I love the old testament adage to “do justice, love mercy, and walk humbly.” As someone who used to be a teacher and still consults with international schools, I work hard to model these tenets when I interact with students.

For the most part I work with teachers and students who languish in countries riddled with poverty and corruption. The kids walk to school alongside streets that reek of hopelessness and despair.

I meet local teachers who get paid on average $4 to $6 per day to work at international schools alongside foreign-born teachers who make more than $200 per day for doing the exact same job — and yet the local teachers are gracious and appreciative for anything I can do to help them.
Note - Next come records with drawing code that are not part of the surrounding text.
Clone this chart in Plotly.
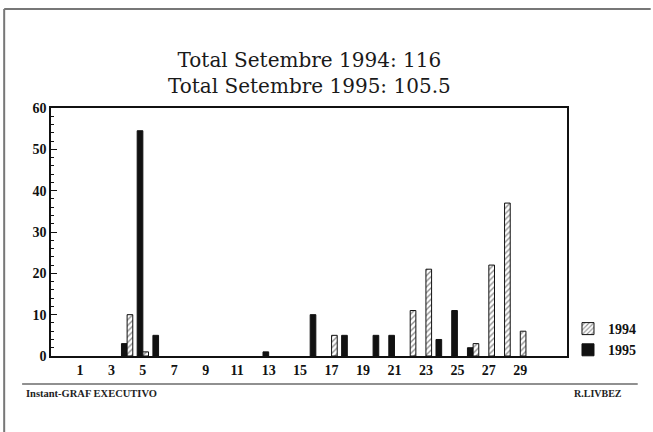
import plotly.graph_objects as go

days = list(range(1, 31))
# values per day of September (days without a bar are missing)
vals_1994 = {4: 10, 5: 1, 17: 5, 22: 11, 23: 21, 26: 3, 27: 22, 28: 37, 29: 6}
vals_1995 = {4: 3, 5: 54.5, 6: 5, 13: 1, 16: 10, 18: 5, 20: 5, 21: 5, 24: 4, 25: 11, 26: 2}
y1994 = [vals_1994.get(d) for d in days]
y1995 = [vals_1995.get(d) for d in days]
tick_days = list(range(1, 30, 2))
title_lines = ["Total Setembre 1994: 116", "Total Setembre 1995: 105.5"]

# plot area in pixels
L, R, T, B = 51, 569, 108, 356
W, H = 653, 432
def px(x):
    return (x - L) / (R - L)
def py(y):
    return (B - y) / (B - T)

fig = go.Figure()
fig.add_trace(go.Bar(
    x=days, y=y1995, name="1995",
    marker=dict(color="#111111", line=dict(color="#111111", width=1)),
))
fig.add_trace(go.Bar(
    x=days, y=y1994, name="1994",
    marker=dict(color="white", line=dict(color="#111111", width=1),
                pattern=dict(shape="/", fgcolor="#222222", bgcolor="white", size=4, solidity=0.35)),
))

tickfont = dict(family="Liberation Serif", size=14, color="#111111", weight="bold")
fig.update_layout(
    width=W, height=H,
    margin=dict(l=L, r=W - R, t=T, b=H - B, pad=0),
    paper_bgcolor="white", plot_bgcolor="white",
    barmode="group", bargap=0.28, bargroupgap=0.0,
    showlegend=True,
    legend=dict(x=px(570), y=py(313), xanchor="left", yanchor="top",
                traceorder="reversed",
                font=dict(family="Liberation Serif", size=14, color="#111111", weight="bold"),
                bgcolor="rgba(0,0,0,0)", itemwidth=30, tracegroupgap=6),
    xaxis=dict(range=[-0.84, 31.97], tickvals=tick_days, ticktext=[str(d) for d in tick_days],
               ticks="", showgrid=False, zeroline=False,
               showline=True, linecolor="#111111", linewidth=1.5, mirror=True,
               tickfont=tickfont),
    yaxis=dict(range=[0, 60], dtick=10, ticks="inside", ticklen=6, tickcolor="#111111",
               minor=dict(dtick=2, ticks="inside", ticklen=3, tickcolor="#111111"),
               showgrid=False, zeroline=False,
               showline=True, linecolor="#111111", linewidth=1.5, mirror=True,
               tickfont=tickfont),
    shapes=[
        # outer frame (top and left)
        dict(type="line", xref="paper", yref="paper", x0=px(4), x1=px(653), y0=py(9), y1=py(9),
             line=dict(color="#777777", width=2)),
        dict(type="line", xref="paper", yref="paper", x0=px(4), x1=px(4), y0=py(9), y1=py(432),
             line=dict(color="#777777", width=2)),
        # footer line
        dict(type="line", xref="paper", yref="paper", x0=px(22), x1=px(640), y0=py(384), y1=py(384),
             line=dict(color="#222222", width=1.2)),
    ],
    annotations=[
        dict(text=title_lines[0] + "<br>" + title_lines[1], xref="paper", yref="paper",
             x=0.5, y=py(73), xanchor="center", yanchor="middle", showarrow=False,
             font=dict(family="DejaVu Serif", size=20, color="#1a1a1a")),
        dict(text="Instant-GRAF EXECUTIVO", xref="paper", yref="paper", x=px(24), y=py(393),
             xanchor="left", yanchor="middle", showarrow=False,
             font=dict(family="Liberation Serif", size=10.5, color="#222222", weight="bold")),
        dict(text="R.LIVBEZ", xref="paper", yref="paper", x=px(626), y=py(393),
             xanchor="right", yanchor="middle", showarrow=False,
             font=dict(family="Liberation Serif", size=10, color="#222222", weight="bold")),
    ],
)

fig.write_html("out.html", config={"displayModeBar": False},
               post_script="document.body.style.margin='0px';")
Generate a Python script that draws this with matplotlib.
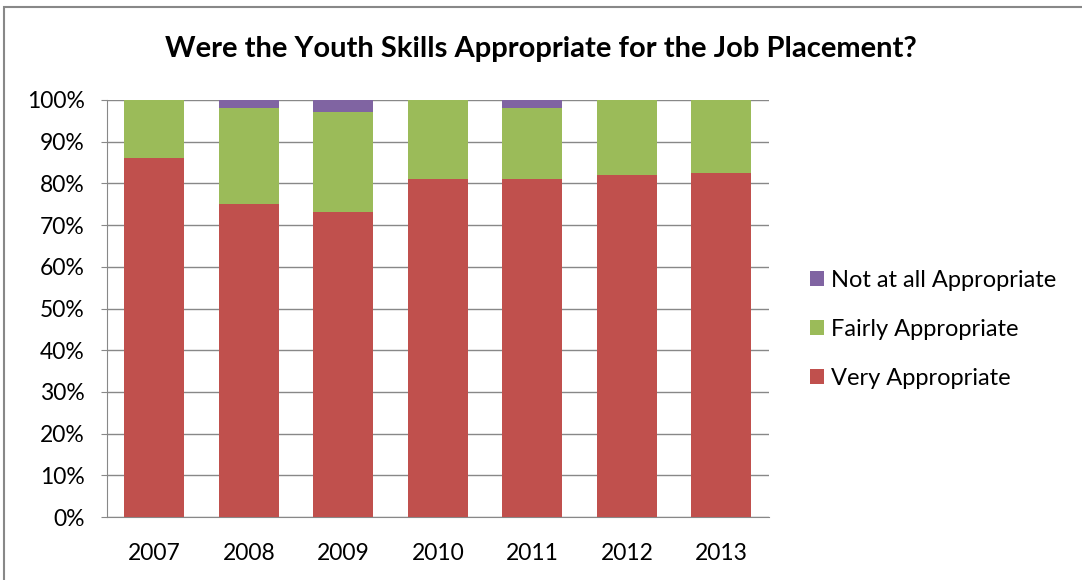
import matplotlib
matplotlib.use('Agg')
import matplotlib.pyplot as plt
import numpy as np
from matplotlib.patches import Rectangle

years = ['2007', '2008', '2009', '2010', '2011', '2012', '2013']
very = [86.0, 75.0, 73.1, 81.1, 81.0, 82.0, 82.6]
fairly = [14.0, 23.0, 24.0, 18.9, 17.0, 18.0, 17.4]
not_at_all = [0.0, 2.0, 2.9, 0.0, 2.0, 0.0, 0.0]

plt.rcParams['font.family'] = ['Lato', 'DejaVu Sans']

fig = plt.figure(figsize=(10.82, 5.8), dpi=100)
ax = fig.add_axes([0.0989, 0.1086, 0.6115, 0.719])

# chart border
fig.patches.append(Rectangle((0.004, -0.01), 1.1, 0.998, transform=fig.transFigure,
                             fill=False, edgecolor='#888888', linewidth=1.5))

x = np.arange(len(years))
w = 0.635
ax.bar(x, very, w, color='#C0504D', label='Very Appropriate', zorder=3)
ax.bar(x, fairly, w, bottom=very, color='#9BBB59', label='Fairly Appropriate', zorder=3)
bottom2 = np.array(very) + np.array(fairly)
ax.bar(x, not_at_all, w, bottom=bottom2, color='#8064A2', label='Not at all Appropriate', zorder=3)

ax.set_xlim(-0.5, len(years) - 0.5)
ax.set_ylim(0, 100)
ax.set_yticks(range(0, 101, 10))
ax.set_yticklabels([f'{v}%' for v in range(0, 101, 10)])
ax.set_xticks(x)
ax.set_xticklabels(years)
ax.tick_params(axis='both', labelsize=16.5, colors='#000000')
ax.tick_params(axis='y', length=4, color='#888888', pad=12)
ax.tick_params(axis='x', length=0, pad=19)
ax.grid(axis='y', color='#888888', linewidth=1, zorder=0)
for s in ['top', 'right']:
    ax.spines[s].set_visible(False)
for s in ['left', 'bottom']:
    ax.spines[s].set_color('#888888')

fig.text(0.5, 0.915, 'Were the Youth Skills Appropriate for the Job Placement?',
         ha='center', va='center', fontsize=21, fontweight='bold')

handles, labels = ax.get_legend_handles_labels()
ax.legend(handles[::-1], labels[::-1], loc='center left', bbox_to_anchor=(1.03, 0.45),
          frameon=False, fontsize=17, handlelength=0.6, handleheight=0.6,
          handletextpad=0.3, labelspacing=1.2)

fig.savefig('out.png', dpi=100)
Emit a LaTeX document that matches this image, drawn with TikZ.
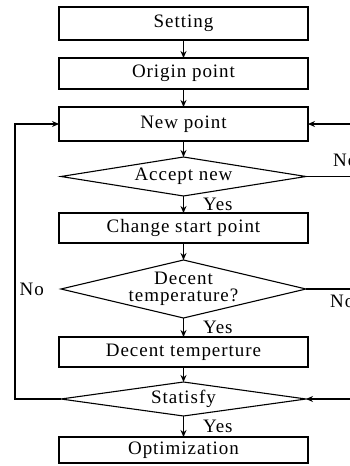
\documentclass[tikz,border=0pt]{standalone}
\usepackage{fontspec}
\setmainfont{Liberation Serif}[LetterSpace=5]
\usepackage{tikz}
\usetikzlibrary{arrows.meta,positioning,shapes.geometric}

\begin{document}
\begin{tikzpicture}[
  x=1pt,y=1pt,
  box/.style={draw,line width=1.1pt,minimum width=249pt,minimum height=31pt,inner sep=0pt,outer sep=0pt,font=\fontsize{19}{21}\selectfont},
  dec/.style={box,shape=diamond,minimum width=245pt,shape aspect=6},
  lbl/.style={inner sep=0pt,font=\fontsize{19}{21}\selectfont},
  arr/.style={-{Stealth[length=7pt,width=6pt]},line width=1.1pt},
  edge/.style={line width=1.1pt}
]
\useasboundingbox (0,0) rectangle (350,-466);
\node[box,minimum height=33pt] (set) at (183.5,-23.5) {Setting};
\node[box,below=18pt of set] (orig) {Origin point};
\node[box,minimum height=34pt,below=18pt of orig] (new) {New point};
\node[dec,minimum height=39pt,below=16pt of new] (acc) {Accept new};
\node[box,minimum height=30pt,below=17pt of acc] (chg) {Change start point};
\node[dec,minimum height=58pt,shape aspect=4.2,inner xsep=-15pt,align=center,font=\fontsize{19}{17}\selectfont,below=17pt of chg] (dtemp) {Decent\\temperature?};
\node[box,minimum height=30pt,below=19pt of dtemp] (dbox) {Decent temperture};
\node[dec,minimum height=34pt,below=15pt of dbox] (sat) {Statisfy};
\node[box,minimum height=26pt,below=21pt of sat] (opt) {Optimization};
% lines running off the right side
\coordinate (newR) at ([xshift=60pt]new.east);
\coordinate (accR) at ([xshift=60pt]acc.east);
\coordinate (dtempR) at ([xshift=60pt]dtemp.east);
\coordinate (satR) at ([xshift=60pt]sat.east);
\draw[arr] (set) -- (orig);
\draw[arr] (orig) -- (new);
\draw[arr] (new) -- (acc);
\draw[arr] (acc) -- node[lbl,anchor=west,xshift=19pt] (yes1) {Yes} (chg);
\draw[arr] (chg) -- (dtemp);
\draw[arr] (dtemp) -- node[lbl,anchor=west,xshift=19pt] (yes2) {Yes} (dbox);
\draw[arr] (dbox) -- (sat);
\draw[arr] (sat) -- node[lbl,anchor=west,xshift=19pt] (yes3) {Yes} (opt);
\draw[edge] (acc.east) -- (accR);
\draw[arr] (newR) -- (new.east);
\draw[edge] (dtemp.east) -- (dtempR);
\draw[arr] (satR) -- (sat.east);
\draw[arr] (sat.west) -- ++(-46,0) |- (new.west);
\node[lbl,anchor=west] (no1) at ([xshift=27pt,yshift=16pt]acc.east) {No};
\node[lbl,anchor=west] (no2) at ([xshift=24pt,yshift=-12pt]dtemp.east) {No};
\node[lbl,anchor=east] (no3) at ([xshift=-17pt]dtemp.west) {No};
\end{tikzpicture}
\end{document}
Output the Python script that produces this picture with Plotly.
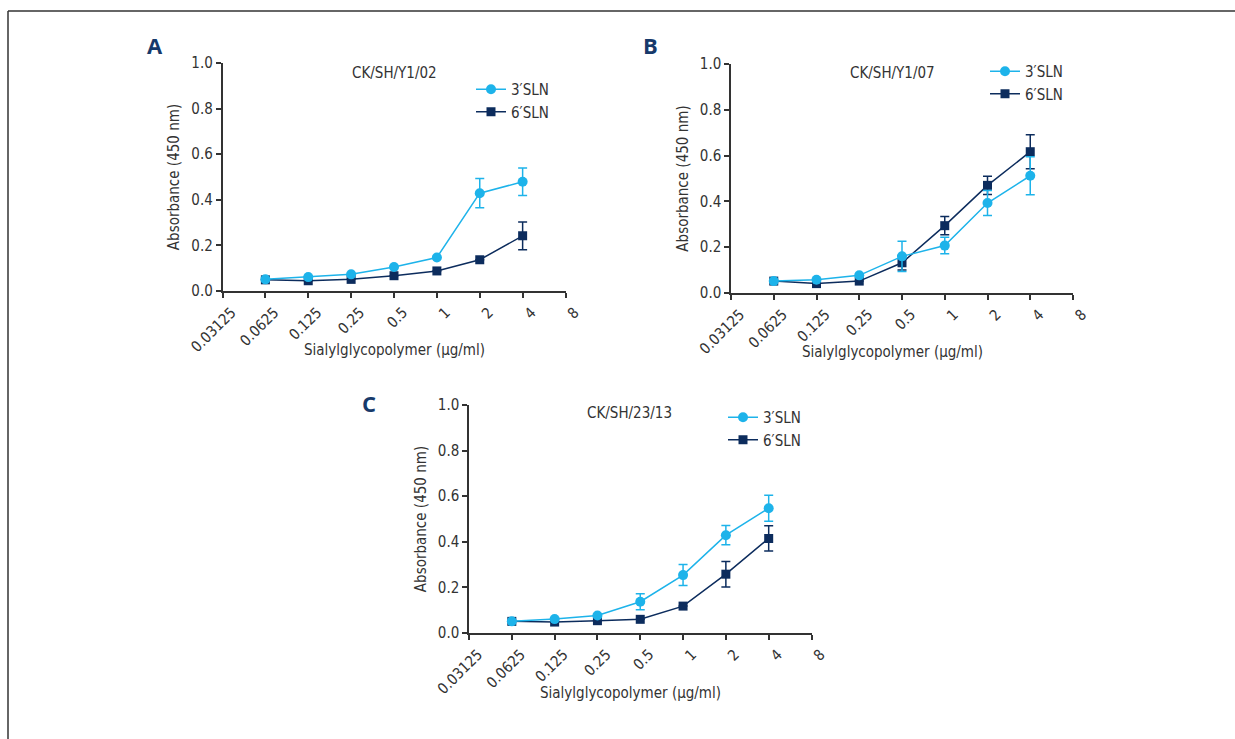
import plotly.graph_objects as go
import math

W, H = 1235, 739

conc = [0.0625, 0.125, 0.25, 0.5, 1, 2, 4]
tick_vals = [0.03125, 0.0625, 0.125, 0.25, 0.5, 1, 2, 4, 8]
tick_text = ["0.03125", "0.0625", "0.125", "0.25", "0.5", "1", "2", "4", "8"]
y_ticks = [0.0, 0.2, 0.4, 0.6, 0.8, 1.0]

series_names = ["3′SLN", "6′SLN"]
panel_titles = ["CK/SH/Y1/02", "CK/SH/Y1/07", "CK/SH/23/13"]
panel_letters = ["A", "B", "C"]
x_title = "Sialylglycopolymer (µg/ml)"
y_title = "Absorbance (450 nm)"

# Panel A
a_3sln = [0.051, 0.061, 0.073, 0.105, 0.147, 0.429, 0.479]
a_3sln_err = [0, 0, 0, 0, 0, 0.064, 0.060]
a_6sln = [0.049, 0.045, 0.051, 0.067, 0.088, 0.137, 0.242]
a_6sln_err = [0, 0, 0, 0, 0, 0, 0.061]

# Panel B
b_3sln = [0.052, 0.058, 0.077, 0.160, 0.207, 0.393, 0.512]
b_3sln_err = [0, 0, 0, 0.066, 0.036, 0.055, 0.083]
b_6sln = [0.052, 0.041, 0.052, 0.132, 0.294, 0.470, 0.617]
b_6sln_err = [0, 0, 0, 0.032, 0.040, 0.040, 0.074]

# Panel C
c_3sln = [0.051, 0.061, 0.077, 0.137, 0.254, 0.429, 0.547]
c_3sln_err = [0, 0, 0, 0.035, 0.046, 0.042, 0.057]
c_6sln = [0.051, 0.048, 0.054, 0.060, 0.118, 0.258, 0.415]
c_6sln_err = [0, 0, 0, 0, 0, 0.056, 0.055]

panels = [
    (a_3sln, a_3sln_err, a_6sln, a_6sln_err),
    (b_3sln, b_3sln_err, b_6sln, b_6sln_err),
    (c_3sln, c_3sln_err, c_6sln, c_6sln_err),
]

# pixel layout of each panel
boxes = [(222.5, 565.5, 63, 291), (731, 1073, 64, 293), (469, 811.5, 405, 633)]
legend_pos = [(471, 73), (985, 55), (723, 401)]
title_pos = [(394, 73), (892, 73), (629, 413)]
xtitle_pos = [(394, 350), (892, 352), (630, 693)]
letter_pos = [(155, 45), (650, 45), (369, 403)]

C3 = "#1db3ea"
C6 = "#0c2c5d"
AX = "#333333"
FONT = "Liberation Sans Narrow, DejaVu Sans Condensed, sans-serif"

fig = go.Figure()
annotations = []

for i, (v3, e3, v6, e6) in enumerate(panels):
    sfx = "" if i == 0 else str(i + 1)
    xa, ya = "x" + sfx, "y" + sfx
    lg = "legend" + sfx
    fig.add_trace(go.Scatter(
        x=conc, y=v6, name=series_names[1], mode="lines+markers",
        line=dict(color=C6, width=1.5),
        marker=dict(symbol="square", size=9, color=C6),
        error_y=dict(type="data", array=e6, visible=True, color=C6, thickness=1.5, width=4.5),
        xaxis=xa, yaxis=ya, legend=lg, legendrank=2,
    ))
    fig.add_trace(go.Scatter(
        x=conc, y=v3, name=series_names[0], mode="lines+markers",
        line=dict(color=C3, width=1.5),
        marker=dict(symbol="circle", size=10, color=C3),
        error_y=dict(type="data", array=e3, visible=True, color=C3, thickness=1.5, width=4.5),
        xaxis=xa, yaxis=ya, legend=lg, legendrank=1,
    ))
    l, r, t, b = boxes[i]
    axis_common = dict(showline=True, linecolor=AX, linewidth=1.5, ticks="outside",
                       tickcolor=AX, tickwidth=1.5, showgrid=False, zeroline=False,
                       automargin=False, ticklen=5,
                       tickfont=dict(family=FONT, size=15, color=AX))
    fig.layout["xaxis" + sfx] = dict(
        axis_common, domain=[l / W, r / W], anchor=ya, type="log",
        range=[math.log10(tick_vals[0]), math.log10(tick_vals[-1])],
        tickvals=tick_vals, ticktext=tick_text, tickangle=-45, ticklabelshift=9,
    )
    fig.layout["yaxis" + sfx] = dict(
        axis_common, domain=[1 - b / H, 1 - t / H], anchor=xa, range=[0, 1.0],
        tickvals=y_ticks, tickformat=".1f",
        title=dict(text=y_title, standoff=8,
                   font=dict(family=FONT, size=15, color=AX)),
    )
    lx, ly = legend_pos[i]
    fig.layout[lg] = dict(x=lx / W, y=1 - ly / H, xanchor="left", yanchor="top",
                          font=dict(family=FONT, size=15, color=AX),
                          bgcolor="rgba(0,0,0,0)", tracegroupgap=0, itemwidth=30)
    tx, ty = title_pos[i]
    annotations.append(dict(text=panel_titles[i], xref="paper", yref="paper",
                            x=tx / W, y=1 - ty / H, showarrow=False,
                            xanchor="center", yanchor="middle",
                            font=dict(family=FONT, size=15, color=AX)))
    xx, xy = xtitle_pos[i]
    annotations.append(dict(text=x_title, xref="paper", yref="paper",
                            x=xx / W, y=1 - xy / H, showarrow=False,
                            xanchor="center", yanchor="middle",
                            font=dict(family=FONT, size=15, color=AX)))
    px, py = letter_pos[i]
    annotations.append(dict(text="<b>" + panel_letters[i] + "</b>", xref="paper", yref="paper",
                            x=px / W, y=1 - py / H, showarrow=False,
                            xanchor="center", yanchor="middle",
                            font=dict(family="Open Sans, sans-serif", size=22, color="#173a6b")))

fig.update_layout(
    width=W, height=H, margin=dict(l=0, r=0, t=0, b=0, autoexpand=False),
    paper_bgcolor="white", plot_bgcolor="white",
    annotations=annotations, showlegend=True,
    shapes=[
        dict(type="line", xref="paper", yref="paper", x0=8 / W, x1=1, y0=1 - 11 / H, y1=1 - 11 / H,
             line=dict(color=AX, width=1.5)),
        dict(type="line", xref="paper", yref="paper", x0=8 / W, x1=8 / W, y0=1 - 11 / H, y1=0,
             line=dict(color=AX, width=1.5)),
    ],
)

fig.write_html("out.html", config={"displayModeBar": False},
               post_script="document.body.style.margin='0';document.body.style.overflow='hidden';")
It’s usually that way with the foreign teachers as well.

However, in recent weeks I’ve had occasion to butt heads with a foreign born teacher who has pretty much declared war on her students, colleagues, and administrators. I can’t find any rational reason for her behavior.

And now, she’s apparently declared war on me as well.

Everything I’ve done here has been to help kids. But I’m just passing through. I could let it go easy enough. I probably should let it go.

But the kids, right?

Here’s the thing: most people like the “love mercy” and “walk humbly” but shy away from “do justice.”

I don’t think it’s something you can pick and choose. I think you have to go all in, or find a new mantra. For sure I don’t want to live in a world where people with twisted hearts hold profound influence over our students while good people stand aside and do nothing.

Which is why tonight I read some from The Art of War —

Let your plans be dark and impenetrable as night, and when you move, fall like a thunderbolt … Victorious warriors win first and then go to war, while defeated warriors go to war first and then seek to win.

— and why tomorrow I will return the favor, and “do justice.”